At the time of the collision, Montgomery was operating a 1992 Oldsmobile Cutlass Supreme, owned by his mother, Teresa Merydith, and that vehicle was insured by a policy of liability insurance issued by Globe American Auto Insurance d/b/a Go America Insurance Company ("Go America"). Montgomery was also a named insured for a different vehicle in a policy of insurance issued to his father's business, Mack Montgomery & Sons, Inc., by Grinnell Mutual Reinsurance Company ("Grinnell"). The Cates family vehicle was insured by a policy of liability insurance issued by West Am that included uninsured/underinsured motorist coverage.

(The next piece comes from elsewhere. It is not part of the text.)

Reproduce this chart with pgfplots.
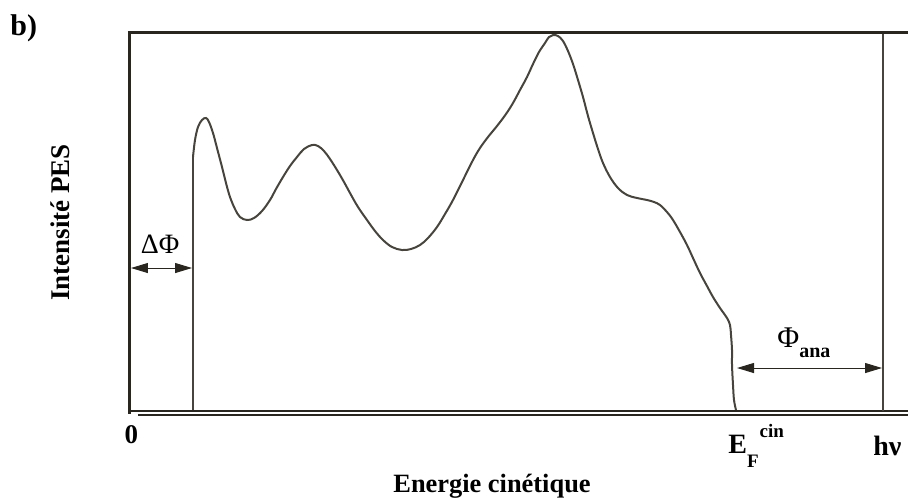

On August 22, 2002, Brenda Cates ("Cates") filed this suit ("Cates Lawsuit"), originally against General Motors Corporation ("GM"), Montgomery, and West Am.1

In November of 2002 and March of 2003, respectively, Go America and Grinnell filed separate complaints for declaratory judgment as to whether they owed insurance coverage to Montgomery. In their complaints, both insurance companies denied owing coverage. These two declaratory judgment actions were later consolidated. For discovery purposes only, the trial judge also consolidated these cases with the Cates Lawsuit.

On October 21, 2003, due to a settlement with Cates for an undisclosed amount, the trial court dismissed GM from the Cates Lawsuit. In the settlement agreement between Cates and GM ("GM Settlement"), GM denied liability.

Then on August 24, 2004, West Am filed a motion for summary judgment. Days later on August 27, 2004, Cates and Grinnell executed a settlement agreement for $250,000 ("Grinnell Settlement"). In the settlement agreement, Grinnell again denied that it owed coverage to Montgomery.

After a jury trial ending on September 9, 2004, on the consolidated complaints for declaratory judgment, Go America and Grinnell were found not to owe insurance coverage to Montgomery. On September 29, 2004, Cates and Go America executed a Covenant Not to Levy, Execute or Attempt to Attach Personal Assets for $20,000 ("Go America Settlement").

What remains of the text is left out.